The first target is to develop a set of sustainability standards by 2023 that Mice industry players can readily apply, with a further aim to be internationally recognised by 2024.

Another target is for all six purpose-built Mice venues here, and 80 per cent of Saceos members to obtain internationally or nationally recognised sustainability certification, or both, by 2025. Saceos has around 150 members.

The six venues are: Changi Exhibition Centre, Raffles City Convention Centre, Resorts World Convention Centre, Sands Expo and Convention Centre, Singapore Expo, and Suntec Singapore Convention and Exhibition Centre.

Third target is for the Mice industry to start tracking waste and emissions by 2023, reduce waste as aligned with the Singapore Green Plan by 2030, and achieve net-zero emissions by 2050, in line with the national target.

The road map, which follows the launch of the Hotel Sustainability Roadmap earlier this year, is being rolled out amid efforts to position Singapore as Asia Pacific’s leading sustainable business event destination by 2030.

Speaking at the launch, Minister of State for Trade and Industry Alvin Tan noted that the Mice industry is recovering strongly, with a pipeline of events for 2023 and beyond.

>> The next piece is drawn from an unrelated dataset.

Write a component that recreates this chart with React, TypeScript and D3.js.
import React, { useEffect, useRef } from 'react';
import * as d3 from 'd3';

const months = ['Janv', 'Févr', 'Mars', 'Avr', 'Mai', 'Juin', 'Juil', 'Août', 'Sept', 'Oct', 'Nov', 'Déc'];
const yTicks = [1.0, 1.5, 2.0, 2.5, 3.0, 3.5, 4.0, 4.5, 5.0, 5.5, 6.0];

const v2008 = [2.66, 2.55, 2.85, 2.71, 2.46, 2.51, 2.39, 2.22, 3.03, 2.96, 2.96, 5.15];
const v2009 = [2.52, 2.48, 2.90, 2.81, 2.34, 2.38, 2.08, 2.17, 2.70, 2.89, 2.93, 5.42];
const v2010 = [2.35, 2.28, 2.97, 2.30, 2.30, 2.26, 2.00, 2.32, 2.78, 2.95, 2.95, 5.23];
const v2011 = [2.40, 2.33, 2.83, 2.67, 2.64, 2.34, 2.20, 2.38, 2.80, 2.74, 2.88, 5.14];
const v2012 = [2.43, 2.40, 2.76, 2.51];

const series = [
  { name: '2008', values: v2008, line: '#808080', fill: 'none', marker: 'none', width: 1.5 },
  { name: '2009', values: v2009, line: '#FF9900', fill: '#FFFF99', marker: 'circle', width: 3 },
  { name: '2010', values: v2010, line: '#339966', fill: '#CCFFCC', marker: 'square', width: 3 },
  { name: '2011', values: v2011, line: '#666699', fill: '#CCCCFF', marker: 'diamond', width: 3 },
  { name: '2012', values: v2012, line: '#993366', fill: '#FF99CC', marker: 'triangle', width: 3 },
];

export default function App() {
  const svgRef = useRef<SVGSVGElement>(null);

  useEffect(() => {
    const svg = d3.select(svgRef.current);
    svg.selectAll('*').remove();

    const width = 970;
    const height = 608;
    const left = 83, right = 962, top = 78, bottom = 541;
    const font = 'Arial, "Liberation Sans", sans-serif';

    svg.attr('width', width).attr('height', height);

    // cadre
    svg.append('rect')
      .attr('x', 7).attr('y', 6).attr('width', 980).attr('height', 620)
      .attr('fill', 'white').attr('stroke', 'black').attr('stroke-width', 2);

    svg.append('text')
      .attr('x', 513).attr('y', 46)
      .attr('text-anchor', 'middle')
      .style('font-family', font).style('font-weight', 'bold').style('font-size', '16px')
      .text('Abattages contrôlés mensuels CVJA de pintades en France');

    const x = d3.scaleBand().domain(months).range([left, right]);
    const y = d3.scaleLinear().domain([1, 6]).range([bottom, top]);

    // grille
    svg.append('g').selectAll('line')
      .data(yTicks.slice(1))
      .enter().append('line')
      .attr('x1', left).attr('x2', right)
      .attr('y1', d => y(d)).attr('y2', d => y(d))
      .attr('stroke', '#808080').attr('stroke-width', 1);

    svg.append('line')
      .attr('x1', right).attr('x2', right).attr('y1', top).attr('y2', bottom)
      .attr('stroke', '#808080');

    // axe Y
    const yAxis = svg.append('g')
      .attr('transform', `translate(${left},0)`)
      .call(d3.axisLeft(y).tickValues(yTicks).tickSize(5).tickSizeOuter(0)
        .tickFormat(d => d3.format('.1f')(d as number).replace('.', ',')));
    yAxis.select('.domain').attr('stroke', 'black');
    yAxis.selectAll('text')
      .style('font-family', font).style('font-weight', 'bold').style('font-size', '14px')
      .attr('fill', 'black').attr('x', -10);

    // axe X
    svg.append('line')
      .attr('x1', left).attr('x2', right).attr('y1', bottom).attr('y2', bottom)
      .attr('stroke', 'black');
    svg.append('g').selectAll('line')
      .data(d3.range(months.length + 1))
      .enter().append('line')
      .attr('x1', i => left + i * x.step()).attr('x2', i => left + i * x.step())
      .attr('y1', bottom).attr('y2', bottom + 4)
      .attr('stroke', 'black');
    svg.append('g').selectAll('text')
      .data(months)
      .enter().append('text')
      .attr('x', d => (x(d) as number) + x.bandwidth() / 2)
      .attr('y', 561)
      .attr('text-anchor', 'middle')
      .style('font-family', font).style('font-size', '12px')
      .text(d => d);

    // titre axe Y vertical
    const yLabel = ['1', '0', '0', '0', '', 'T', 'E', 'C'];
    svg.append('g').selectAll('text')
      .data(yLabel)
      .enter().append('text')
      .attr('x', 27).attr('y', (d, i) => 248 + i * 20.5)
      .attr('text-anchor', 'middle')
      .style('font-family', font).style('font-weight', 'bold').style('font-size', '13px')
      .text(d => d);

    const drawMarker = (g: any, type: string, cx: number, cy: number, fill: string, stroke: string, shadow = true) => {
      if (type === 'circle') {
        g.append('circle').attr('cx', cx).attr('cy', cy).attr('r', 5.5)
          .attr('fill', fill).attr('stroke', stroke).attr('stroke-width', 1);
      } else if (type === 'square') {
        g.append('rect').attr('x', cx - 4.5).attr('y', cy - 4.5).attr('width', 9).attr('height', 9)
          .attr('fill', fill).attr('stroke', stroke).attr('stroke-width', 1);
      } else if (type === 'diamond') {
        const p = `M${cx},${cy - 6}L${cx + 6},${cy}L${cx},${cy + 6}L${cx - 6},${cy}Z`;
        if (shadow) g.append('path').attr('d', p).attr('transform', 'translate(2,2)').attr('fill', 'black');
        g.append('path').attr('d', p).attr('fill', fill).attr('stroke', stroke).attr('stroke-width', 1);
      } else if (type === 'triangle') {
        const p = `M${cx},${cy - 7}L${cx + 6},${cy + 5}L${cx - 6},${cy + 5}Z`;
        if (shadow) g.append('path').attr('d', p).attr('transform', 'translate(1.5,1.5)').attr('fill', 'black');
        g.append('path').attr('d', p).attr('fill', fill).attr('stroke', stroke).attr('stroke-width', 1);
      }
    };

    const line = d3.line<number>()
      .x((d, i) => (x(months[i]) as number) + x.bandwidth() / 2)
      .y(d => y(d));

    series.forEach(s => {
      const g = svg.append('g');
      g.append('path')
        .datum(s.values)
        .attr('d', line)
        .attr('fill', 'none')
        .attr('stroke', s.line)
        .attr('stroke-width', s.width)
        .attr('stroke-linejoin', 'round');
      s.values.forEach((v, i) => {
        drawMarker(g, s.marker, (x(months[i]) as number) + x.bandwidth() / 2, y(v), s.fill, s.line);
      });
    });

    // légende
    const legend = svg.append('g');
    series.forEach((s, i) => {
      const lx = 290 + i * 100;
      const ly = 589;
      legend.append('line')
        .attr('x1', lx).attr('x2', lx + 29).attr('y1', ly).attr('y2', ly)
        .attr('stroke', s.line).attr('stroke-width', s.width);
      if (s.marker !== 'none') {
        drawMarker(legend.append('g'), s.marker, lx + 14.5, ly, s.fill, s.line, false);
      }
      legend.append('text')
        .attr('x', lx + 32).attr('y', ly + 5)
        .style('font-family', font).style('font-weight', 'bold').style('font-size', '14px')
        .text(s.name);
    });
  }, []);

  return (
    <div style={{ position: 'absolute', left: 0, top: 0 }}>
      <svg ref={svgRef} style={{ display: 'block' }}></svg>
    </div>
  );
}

Events have also been confirmed for 2029, he said.

Prior to the pandemic, he said, the Mice industry supported more than 34,000 direct and indirect jobs with a value-add of almost $4 billion, or close to 1 per cent of Singapore’s gross domestic product (GDP).

But he added: “Even as we prepare for these mega events, we must act decisively to address major shifts like sustainability.”

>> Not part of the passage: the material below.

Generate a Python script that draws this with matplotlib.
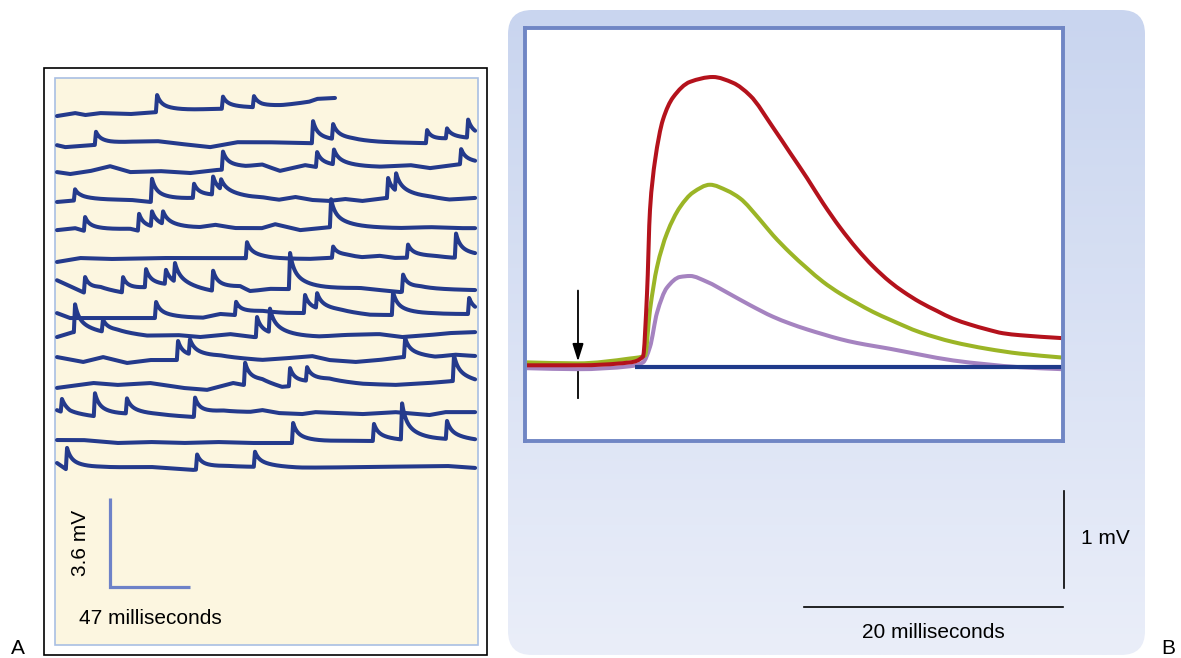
import numpy as np
import matplotlib.pyplot as plt
from matplotlib.patches import Rectangle, FancyBboxPatch, PathPatch
from matplotlib.path import Path
from matplotlib.colors import LinearSegmentedColormap

plt.rcParams['font.family'] = ['Liberation Sans', 'DejaVu Sans']

# ---------------- panel A : spontaneous miniature potentials (ms, mV) ----------------
row_levels = [21.42, 20.24, 19.15, 17.94, 16.80, 15.51, 14.45, 13.32, 12.51, 11.54, 10.53, 9.39, 8.22, 7.17]
row_ends = [163.3] + [245.6] * 13

drift_t = [
    [0, 10.6, 16.5, 25.3, 42.9, 58.8, 92, 113, 120.4, 132, 148, 152.8, 163.3],
    [0, 4.7, 19.4, 31.1, 44.8, 58.8, 74, 89.9, 105.8, 123, 149.8, 173.3, 189.8, 217.4, 229.1, 245.6],
    [0, 7.6, 19.4, 31.1, 42.9, 60.5, 78.1, 92.8, 110.8, 120.4, 131, 145.7, 152.8, 189.8, 207.4, 219.1, 236.8, 245.6],
    [0, 13.5, 42.9, 54.6, 78.1, 91.1, 113.4, 120.4, 130.4, 139.8, 149.8, 159.6, 169.2, 179.2, 192.7, 218.6, 230.3, 245.6],
    [0, 10.6, 16.5, 42.9, 48.2, 84, 92.8, 104.6, 120.4, 128.1, 142.8, 160.4, 201.5, 219.1, 236.8, 245.6],
    [0, 13.5, 31.1, 60.5, 107.5, 126.9, 148.6, 169.2, 179.2, 189.2, 198.6, 222.1, 232.1, 245.6],
    [0, 16.5, 25.3, 38.2, 52.3, 64, 91.7, 107.5, 113.4, 125.1, 136.9, 178, 201.5, 213.3, 245.6],
    [0, 7.6, 54.6, 85.8, 95.8, 104.6, 120.4, 134, 145.1, 166.3, 183.9, 196.8, 219.1, 241.5, 245.6],
    [0, 9.4, 27, 35.3, 52.9, 70.5, 84, 101.6, 115.2, 153.9, 169.2, 189.2, 202.7, 218.6, 230.3, 245.6],
    [0, 15.3, 27, 41.1, 54.6, 71.1, 95.8, 120.4, 136.3, 149.8, 159.8, 175.1, 189.2, 202.7, 222.1, 233.8, 245.6],
    [0, 21.2, 35.3, 54.6, 74, 88.1, 103.4, 109.3, 120.4, 132.2, 159.8, 179.2, 198.6, 218.6, 232.1, 245.6],
    [0, 7.6, 22.3, 41.1, 58.8, 79.9, 97.5, 113.4, 120.4, 130.4, 143.9, 151.6, 179.2, 198.6, 218.6, 228, 245.6],
    [0, 15.3, 35.3, 54.6, 74, 93.9, 113.4, 139.2, 169.2, 185.1, 201.5, 227.9, 245.6],
    [0, 5.9, 25.3, 54.6, 79.9, 99.9, 115.2, 142.8, 229.1, 245.6],
]
drift_v = [
    [0, 0.12, 0.04, 0.12, 0.08, 0.16, 0.28, 0.32, 0.32, 0.4, 0.57, 0.69, 0.73],
    [0, -0.08, 0, 0.04, 0.12, 0.16, 0.04, -0.08, 0.12, 0.12, 0.08, 0.16, 0.12, 0.08, 0.2, 0.24],
    [0, -0.08, 0.04, 0.24, 0, 0.04, -0.04, 0.08, 0.16, 0.28, 0.04, 0.28, 0.2, 0.2, 0.28, 0.16, 0.32, 0.32],
    [0, 0.08, 0.08, 0, 0.12, 0.2, 0.16, 0.16, 0.08, 0.2, 0.08, 0.04, 0.12, 0.04, 0.16, 0.16, 0.08, 0.16],
    [0, 0.08, -0.04, 0.04, -0.04, 0.08, 0.2, 0.08, 0.08, 0.24, 0, 0.12, 0.08, 0.12, 0.08, 0.08],
    [0, 0.16, 0.12, 0.16, 0.16, 0.12, 0.12, 0.2, 0.16, 0.24, 0.16, 0.2, 0.16, 0.2],
    [0.32, -0.2, -0.08, -0.2, -0.04, 0.04, -0.16, 0, -0.16, -0.04, -0.04, 0, -0.16, -0.04, -0.08],
    [0.12, -0.08, -0.08, -0.08, 0.08, 0.04, 0.16, 0.12, 0.12, 0.16, 0.04, 0.04, 0.08, 0.08, 0.08],
    [-0.04, 0.16, 0.08, 0.12, 0, 0.04, -0.04, 0.08, -0.04, -0.04, 0.04, 0.08, -0.04, 0.04, 0.12, 0.16],
    [0.12, -0.08, 0.12, -0.12, 0, 0, 0.12, 0, 0.08, 0.16, 0, -0.08, 0, 0.12, 0.08, 0.2, 0.16],
    [-0.12, 0.08, 0, 0.08, -0.12, -0.2, 0.08, 0, 0.08, -0.12, 0.16, 0.04, 0, 0.08, 0.16, 0.08],
    [0.12, -0.08, -0.16, -0.08, -0.08, -0.16, 0.04, 0.04, 0.12, 0, -0.04, 0.04, -0.04, 0.04, -0.08, 0.04, 0.04],
    [0.08, 0.08, -0.04, 0, -0.04, 0, -0.04, -0.04, 0.04, 0.04, 0.04, 0.08, 0.04],
    [0.2, -0.08, 0, 0.04, -0.08, 0.04, 0.04, 0, 0.08, 0],
]
event_t = [
    [58.8, 97.5, 115.7],
    [22.9, 150.4, 162.2, 217.4, 229.1, 241.5],
    [97.5, 152.8, 162.7, 237.4],
    [10.6, 55.8, 80.5, 91.7, 96.4, 194.5, 199.2],
    [16.5, 48.2, 55.8, 62.3, 161],
    [111.6, 162.2, 206.2, 234.4],
    [16.5, 38.8, 52.3, 64, 69.3, 91.7, 136.9, 203.3],
    [58.2, 105.2, 145.7, 152.8, 197.4, 242.1],
    [10.6, 27, 117.5, 125.1],
    [71.1, 78.1, 204.5],
    [110.5, 136.9, 146.9, 233.2],
    [2.9, 22.3, 41.1, 81.1],
    [138.7, 186.2, 202.7, 229.1],
    [5.9, 82.3, 116.3],
]
event_amp = [
    [0.69, 0.49, 0.45],
    [0.53, 0.89, 0.6, 0.53, 0.4, 0.73],
    [0.73, 0.61, 0.6, 0.61],
    [0.45, 0.93, 0.57, 0.73, 0.4, 0.81, 0.7],
    [0.57, 0.69, 0.6, 0.5, 1.13],
    [0.65, 0.45, 0.53, 0.97],
    [0.65, 0.61, 0.73, 0.57, 0.75, 0.81, 1.46, 0.69],
    [0.65, 0.53, 0.73, 0.6, 0.93, 0.65],
    [1.13, 0.49, 0.81, 0.95],
    [0.77, 0.6, 0.77],
    [0.89, 0.73, 0.55, 1.05],
    [0.53, 0.93, 0.61, 0.77],
    [0.81, 0.69, 1.46, 0.73],
    [0.89, 0.61, 0.61],
]
scaleA_ms, scaleA_mv = 47, 3.6
scaleA_origin = (31.1, 2.35)

# ---------------- panel B : end-plate potentials (ms after stimulus, mV) ----------------
red_t = [-3.94, 0, 4.02, 5.02, 5.33, 5.56, 5.95, 6.56, 7.34, 8.65, 10.42, 11.97, 13.28, 15.06, 16.37,
         17.68, 18.92, 20.23, 21.54, 22.78, 24.09, 25.10, 26.41, 27.72, 28.96, 30.27, 31.58, 32.82, 34.13, 37.37]
red_v = [0.02, 0.02, 0.05, 0.11, 0.76, 1.62, 2.13, 2.55, 2.78, 2.94, 2.99, 2.93, 2.80, 2.47, 2.21,
         1.95, 1.69, 1.44, 1.22, 1.04, 0.88, 0.78, 0.67, 0.58, 0.50, 0.44, 0.39, 0.35, 0.33, 0.30]
green_t = [-3.94, 0, 4.02, 5.17, 5.56, 6.10, 6.87, 7.88, 8.88, 10.19, 11.51, 12.51, 14.05, 15.06, 16.37,
           17.68, 18.92, 20.23, 21.54, 22.78, 24.09, 26.41, 28.96, 31.58, 34.13, 37.37]
green_v = [0.05, 0.04, 0.09, 0.12, 0.59, 1.03, 1.38, 1.65, 1.80, 1.88, 1.82, 1.74, 1.52, 1.36, 1.18,
           1.02, 0.88, 0.76, 0.66, 0.57, 0.49, 0.36, 0.26, 0.19, 0.14, 0.10]
purple_t = [-3.94, 0, 4.02, 5.02, 5.56, 6.10, 6.87, 7.88, 8.65, 9.96, 11.51, 13.28, 15.06, 16.37, 17.68,
            18.92, 20.23, 21.54, 22.78, 24.09, 26.41, 28.96, 31.58, 34.13, 37.37]
purple_v = [-0.01, -0.02, 0.01, 0.05, 0.21, 0.56, 0.82, 0.93, 0.94, 0.88, 0.77, 0.64, 0.52, 0.45, 0.39,
            0.34, 0.29, 0.25, 0.22, 0.19, 0.13, 0.07, 0.03, 0.0, -0.02]
base_t = [4.4, 37.37]
base_v = [0, 0]
stim_t = 0
scaleB_ms, scaleB_mv = 20, 1
scaleB_x0, scaleB_y0 = 17.45, -2.47      # horizontal bar start
scaleB_vx, scaleB_vy0 = 37.53, -2.27     # vertical bar

TRACE = '#243a8c'

W, H = 1181, 658
fig = plt.figure(figsize=(W / 100, H / 100), dpi=100)


def px_axes(x0, y0, x1, y1):
    return fig.add_axes([x0 / W, 1 - y1 / H, (x1 - x0) / W, (y1 - y0) / H])


bg = fig.add_axes([0, 0, 1, 1])
bg.axis('off')

# panel A frames
bg.add_patch(Rectangle((44, 68), 443, 587, fill=False, ec='black', lw=1.2))
bg.add_patch(Rectangle((55, 78), 423, 567, fc='#fcf6e0', ec='#a9bfe3', lw=1.2))

# panel B rounded gradient background
rb = FancyBboxPatch((508, 10), 637, 645, boxstyle='round,pad=0,rounding_size=24',
                    fc='none', ec='none')
bg.add_patch(rb)
cmap = LinearSegmentedColormap.from_list('bgB', ['#c9d5ef', '#eaeef9'])
im = bg.imshow(np.linspace(0, 1, 256)[:, None], cmap=cmap, aspect='auto',
               extent=(508, 1145, 655, 10), origin='upper', interpolation='bilinear')
im.set_clip_path(rb)
bg.set_xlim(0, W)
bg.set_ylim(H, 0)

bg.text(18, 648, 'A', fontsize=15, ha='center', va='center')
bg.text(1168, 648, 'B', fontsize=15, ha='center', va='center')
bg.text(80, 543, '3.6 mV', fontsize=15, rotation=90, ha='center', va='center')
bg.text(150, 618, '47 milliseconds', fontsize=15, ha='center', va='center')
bg.text(1105, 539, '1 mV', fontsize=15, ha='center', va='center')
bg.text(933, 633, '20 milliseconds', fontsize=15, ha='center', va='center')

# ---- panel A traces
axA = px_axes(55, 78, 478, 645)
axA.axis('off')
for lev, end, dt, dv, et, ea in zip(row_levels, row_ends, drift_t, drift_v, event_t, event_amp):
    tt = np.arange(0, end + 0.05, 0.1)
    v = lev + np.interp(tt, dt, dv)
    for t0, a in zip(et, ea):
        d = tt - t0
        rise = np.clip((d + 0.7) / 0.7, 0, 1)
        decay = np.where(d > 0, 0.45 * np.exp(-d / 2.0) + 0.55 * np.exp(-d / 9.0), 1.0)
        v = v + a * rise * decay
    axA.plot(tt, v, color=TRACE, lw=2.9, solid_capstyle='round', solid_joinstyle='round')

sx, sy = scaleA_origin
axA.plot([sx, sx, sx + scaleA_ms], [sy + scaleA_mv, sy, sy], color='#6e82c8', lw=2.3,
         solid_joinstyle='miter', solid_capstyle='butt')
axA.set_xlim(-1.18, 247.3)
axA.set_ylim(0, 22.96)

# ---- panel B
axB = px_axes(524.5, 27.5, 1063, 441)
axB.set_facecolor('white')
for s in axB.spines.values():
    s.set_color('#7086c4')
    s.set_linewidth(2.8)
axB.set_xticks([])
axB.set_yticks([])
axB.set_xlim(-4.13, 37.45)
axB.set_ylim(-0.76, 3.50)


def smooth_path(x, y):
    # monotone cubic (Fritsch-Carlson) through the read points, drawn as bezier segments
    x = np.asarray(x, float)
    y = np.asarray(y, float)
    h = np.diff(x)
    d = np.diff(y) / h
    m = np.zeros_like(y)
    m[0], m[-1] = d[0], d[-1]
    for i in range(1, len(x) - 1):
        if d[i - 1] * d[i] > 0:
            w1 = 2 * h[i] + h[i - 1]
            w2 = h[i] + 2 * h[i - 1]
            m[i] = (w1 + w2) / (w1 / d[i - 1] + w2 / d[i])
    verts = [(x[0], y[0])]
    codes = [Path.MOVETO]
    for i in range(len(x) - 1):
        verts += [(x[i] + h[i] / 3, y[i] + m[i] * h[i] / 3),
                  (x[i + 1] - h[i] / 3, y[i + 1] - m[i + 1] * h[i] / 3),
                  (x[i + 1], y[i + 1])]
        codes += [Path.CURVE4] * 3
    return Path(verts, codes)


axB.plot(base_t, base_v, color='#1f3a8a', lw=3.0, solid_capstyle='butt')
for xs, ys, col in [(purple_t, purple_v, '#a583c0'), (green_t, green_v, '#9bb526'),
                    (red_t, red_v, '#b4121c')]:
    axB.add_patch(PathPatch(smooth_path(xs, ys), fill=False, ec=col, lw=2.9,
                            capstyle='butt', joinstyle='round'))

axB.annotate('', xy=(stim_t, 0.06), xytext=(stim_t, 0.79),
             arrowprops=dict(arrowstyle='-|>,head_length=0.7,head_width=0.22',
                             color='black', lw=1.3, mutation_scale=15, shrinkA=0, shrinkB=0))
axB.plot([stim_t, stim_t], [-0.05, -0.32], color='black', lw=1.3)

axB.plot([scaleB_x0, scaleB_x0 + scaleB_ms], [scaleB_y0, scaleB_y0], color='black', lw=1.2,
         clip_on=False)
axB.plot([scaleB_vx, scaleB_vx], [scaleB_vy0, scaleB_vy0 + scaleB_mv], color='black', lw=1.2,
         clip_on=False)

fig.savefig('out.png', dpi=100)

To that end, he said event organisers can tap initiatives within STB’s Tourism Sustainability Programme such as the Business Improvement Fund, and the Training Industry Professionals in Tourism and Singapore Tourism Accelerator.

For instance, the Business Improvement Fund supports projects that help tourism companies to upgrade their business or innovate.

As of April 2022, the fund also included sustainability initiatives to help companies pivot business models to enhance competitiveness and scale up adoption, and develop sustainable solutions.

Speaking on the sidelines of the launch, Dr Edward Koh, executive director for Conventions, Meetings and Incentive Travel at STB, said business travellers are increasingly conscious of their carbon footprint. “There’s now clearly a consumer demand where many business travellers and event organisers are asking similar questions, such as ‘What can we do to make our event sustainable?’,” added Dr Koh, who is also co-chair of the Mice Sustainability Committee.

“Now with all this demand, we need to make the business case together with our service providers.”

He said it is timely for the sector to set standards now.

“But the other issue we have with sustainability is that we need everyone to speak a common language… That’s where standards come in,” added Dr Koh.

Ms Meredith Beaujean, executive director of sustainability at Marina Bay Sands (MBS), said the industry was consulted when setting the targets.

“We see how much the Mice industry has been revived with Singapore’s reopening; it’s time to improve sustainability,” she said. “It’s not a solo effort. All stakeholders – from the venue provider, to the event organiser, to the client and the delegates – need to be working together.”